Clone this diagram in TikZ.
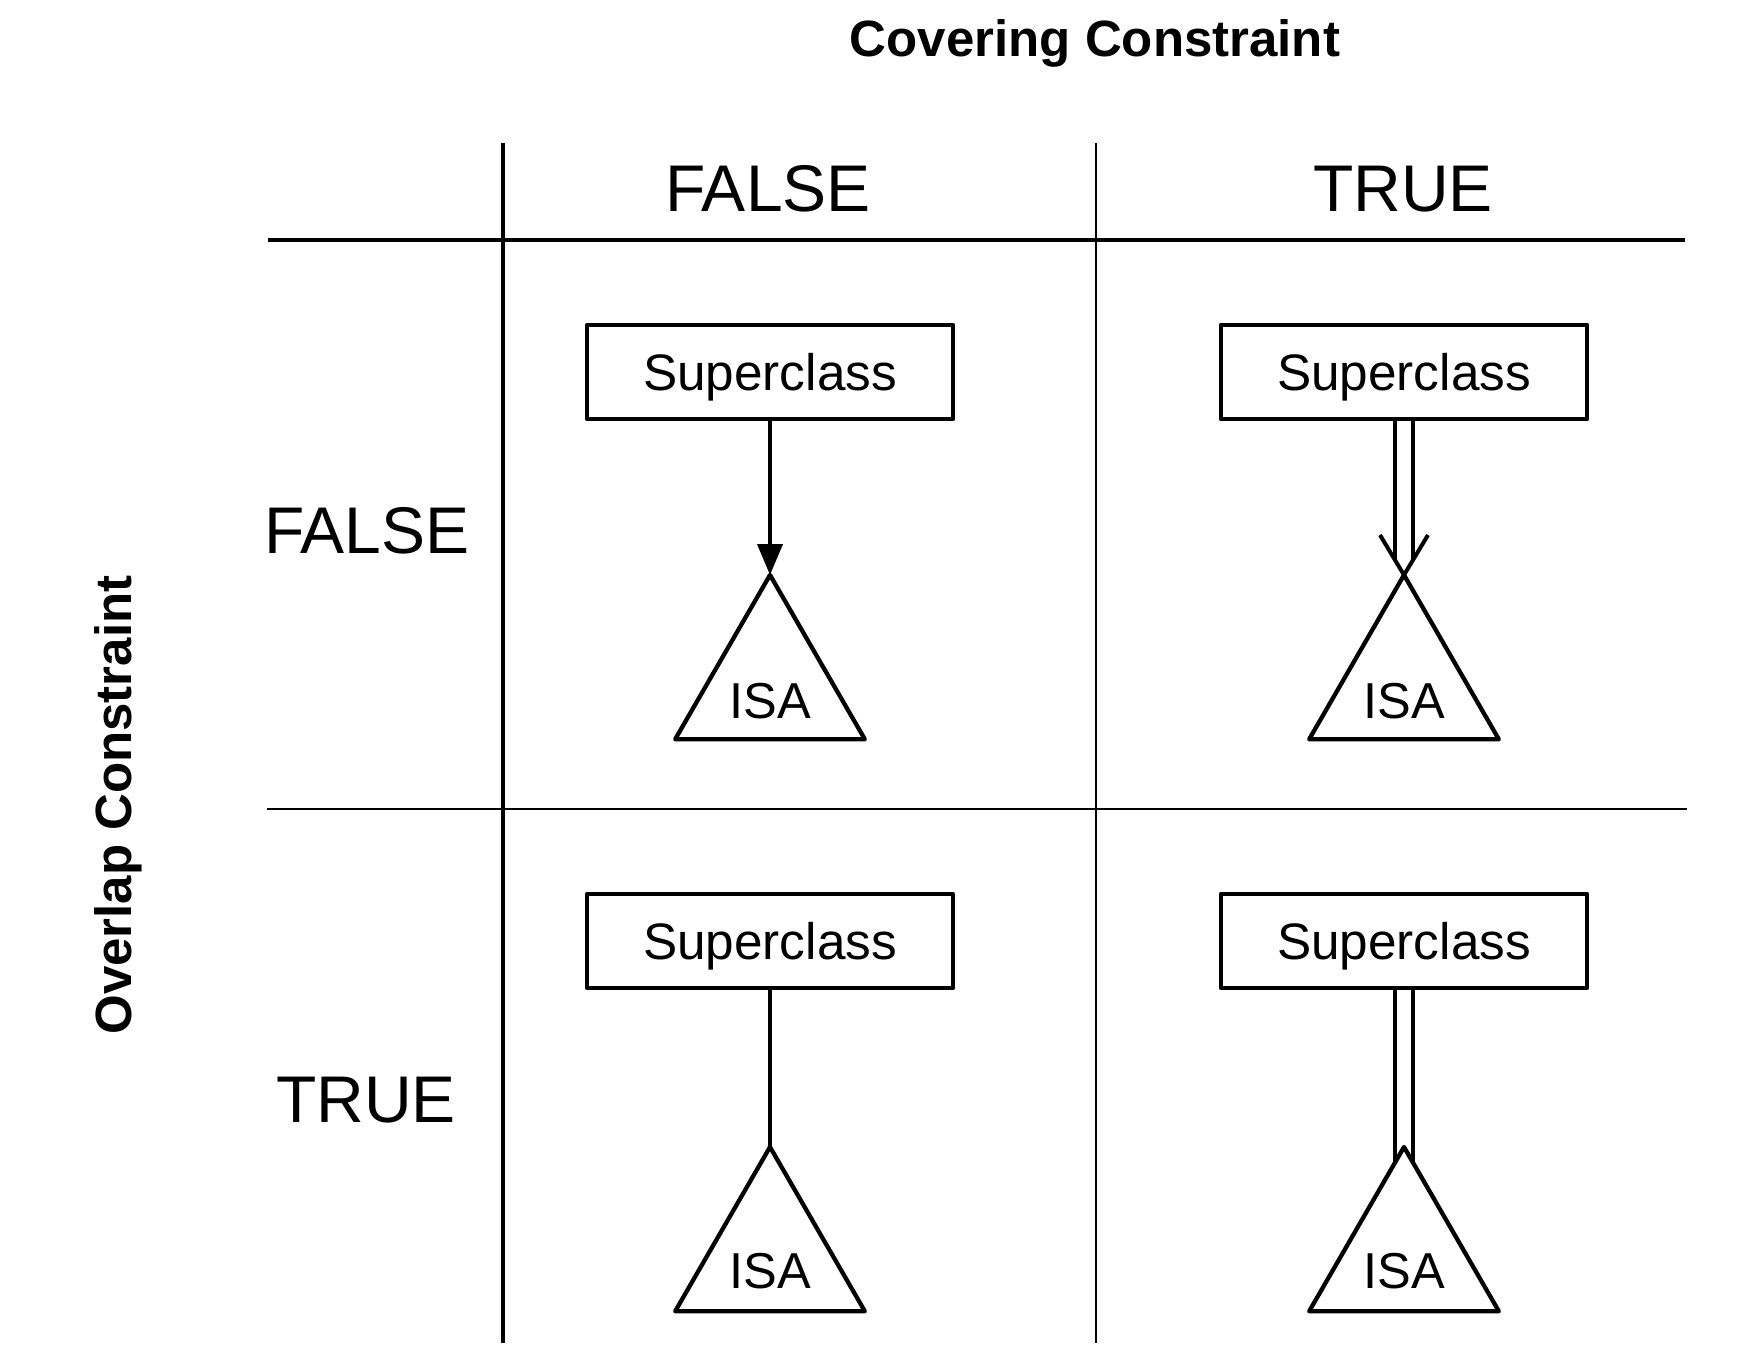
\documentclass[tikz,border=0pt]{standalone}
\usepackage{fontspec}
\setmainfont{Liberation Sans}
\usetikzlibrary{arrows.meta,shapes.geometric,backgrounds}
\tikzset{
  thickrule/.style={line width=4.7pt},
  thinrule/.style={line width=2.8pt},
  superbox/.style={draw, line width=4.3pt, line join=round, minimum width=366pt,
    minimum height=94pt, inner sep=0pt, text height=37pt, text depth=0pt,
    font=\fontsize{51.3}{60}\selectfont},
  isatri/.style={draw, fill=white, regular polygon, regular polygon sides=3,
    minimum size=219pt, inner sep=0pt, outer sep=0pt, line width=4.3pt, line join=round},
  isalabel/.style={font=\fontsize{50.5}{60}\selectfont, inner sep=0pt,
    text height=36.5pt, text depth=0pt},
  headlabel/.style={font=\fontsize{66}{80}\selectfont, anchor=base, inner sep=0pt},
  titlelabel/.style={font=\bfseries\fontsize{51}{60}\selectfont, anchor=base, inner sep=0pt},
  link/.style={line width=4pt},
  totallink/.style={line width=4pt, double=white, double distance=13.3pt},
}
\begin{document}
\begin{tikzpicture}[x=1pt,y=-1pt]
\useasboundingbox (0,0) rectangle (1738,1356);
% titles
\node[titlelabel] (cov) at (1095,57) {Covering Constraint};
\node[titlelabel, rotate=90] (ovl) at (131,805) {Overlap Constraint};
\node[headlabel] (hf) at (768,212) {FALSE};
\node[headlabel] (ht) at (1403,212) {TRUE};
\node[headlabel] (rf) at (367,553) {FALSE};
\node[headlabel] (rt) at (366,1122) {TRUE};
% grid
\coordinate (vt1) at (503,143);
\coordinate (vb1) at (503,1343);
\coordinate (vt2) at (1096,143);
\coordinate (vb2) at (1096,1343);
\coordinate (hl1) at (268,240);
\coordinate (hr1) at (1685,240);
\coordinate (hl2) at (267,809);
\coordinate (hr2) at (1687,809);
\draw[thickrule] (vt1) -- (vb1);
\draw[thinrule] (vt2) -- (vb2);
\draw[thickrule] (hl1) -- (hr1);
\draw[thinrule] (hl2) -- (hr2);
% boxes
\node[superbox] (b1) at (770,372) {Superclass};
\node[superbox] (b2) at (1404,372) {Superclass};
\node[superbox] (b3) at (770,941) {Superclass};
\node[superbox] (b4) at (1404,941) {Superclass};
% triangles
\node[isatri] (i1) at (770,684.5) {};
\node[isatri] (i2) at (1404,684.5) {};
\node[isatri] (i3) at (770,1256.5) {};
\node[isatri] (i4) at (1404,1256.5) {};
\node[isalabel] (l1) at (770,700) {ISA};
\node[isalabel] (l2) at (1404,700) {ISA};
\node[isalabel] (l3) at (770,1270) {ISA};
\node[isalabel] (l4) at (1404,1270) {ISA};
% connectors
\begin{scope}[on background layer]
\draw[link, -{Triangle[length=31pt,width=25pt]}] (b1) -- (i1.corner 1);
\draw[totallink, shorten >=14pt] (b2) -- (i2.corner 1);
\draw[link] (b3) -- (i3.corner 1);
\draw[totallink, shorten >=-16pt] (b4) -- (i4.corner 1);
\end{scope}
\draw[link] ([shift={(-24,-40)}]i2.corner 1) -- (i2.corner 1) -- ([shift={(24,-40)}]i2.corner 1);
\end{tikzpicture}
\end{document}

● **Prompt**
Copy the data word for word. Pictures do not go in the copy.

● **The result**
Clone this diagram in TikZ.
\documentclass[tikz,border=0pt]{standalone}
\usepackage{fontspec}
\setmainfont{Liberation Sans}
\usetikzlibrary{arrows.meta,shapes.geometric,backgrounds}
\tikzset{
  thickrule/.style={line width=4.7pt},
  thinrule/.style={line width=2.8pt},
  superbox/.style={draw, line width=4.3pt, line join=round, minimum width=366pt,
    minimum height=94pt, inner sep=0pt, text height=37pt, text depth=0pt,
    font=\fontsize{51.3}{60}\selectfont},
  isatri/.style={draw, fill=white, regular polygon, regular polygon sides=3,
    minimum size=219pt, inner sep=0pt, outer sep=0pt, line width=4.3pt, line join=round},
  isalabel/.style={font=\fontsize{50.5}{60}\selectfont, inner sep=0pt,
    text height=36.5pt, text depth=0pt},
  headlabel/.style={font=\fontsize{66}{80}\selectfont, anchor=base, inner sep=0pt},
  titlelabel/.style={font=\bfseries\fontsize{51}{60}\selectfont, anchor=base, inner sep=0pt},
  link/.style={line width=4pt},
  totallink/.style={line width=4pt, double=white, double distance=13.3pt},
}
\begin{document}
\begin{tikzpicture}[x=1pt,y=-1pt]
\useasboundingbox (0,0) rectangle (1738,1356);
% titles
\node[titlelabel] (cov) at (1095,57) {Covering Constraint};
\node[titlelabel, rotate=90] (ovl) at (131,805) {Overlap Constraint};
\node[headlabel] (hf) at (768,212) {FALSE};
\node[headlabel] (ht) at (1403,212) {TRUE};
\node[headlabel] (rf) at (367,553) {FALSE};
\node[headlabel] (rt) at (366,1122) {TRUE};
% grid
\coordinate (vt1) at (503,143);
\coordinate (vb1) at (503,1343);
\coordinate (vt2) at (1096,143);
\coordinate (vb2) at (1096,1343);
\coordinate (hl1) at (268,240);
\coordinate (hr1) at (1685,240);
\coordinate (hl2) at (267,809);
\coordinate (hr2) at (1687,809);
\draw[thickrule] (vt1) -- (vb1);
\draw[thinrule] (vt2) -- (vb2);
\draw[thickrule] (hl1) -- (hr1);
\draw[thinrule] (hl2) -- (hr2);
% boxes
\node[superbox] (b1) at (770,372) {Superclass};
\node[superbox] (b2) at (1404,372) {Superclass};
\node[superbox] (b3) at (770,941) {Superclass};
\node[superbox] (b4) at (1404,941) {Superclass};
% triangles
\node[isatri] (i1) at (770,684.5) {};
\node[isatri] (i2) at (1404,684.5) {};
\node[isatri] (i3) at (770,1256.5) {};
\node[isatri] (i4) at (1404,1256.5) {};
\node[isalabel] (l1) at (770,700) {ISA};
\node[isalabel] (l2) at (1404,700) {ISA};
\node[isalabel] (l3) at (770,1270) {ISA};
\node[isalabel] (l4) at (1404,1270) {ISA};
% connectors
\begin{scope}[on background layer]
\draw[link, -{Triangle[length=31pt,width=25pt]}] (b1) -- (i1.corner 1);
\draw[totallink, shorten >=14pt] (b2) -- (i2.corner 1);
\draw[link] (b3) -- (i3.corner 1);
\draw[totallink, shorten >=-16pt] (b4) -- (i4.corner 1);
\end{scope}
\draw[link] ([shift={(-24,-40)}]i2.corner 1) -- (i2.corner 1) -- ([shift={(24,-40)}]i2.corner 1);
\end{tikzpicture}
\end{document}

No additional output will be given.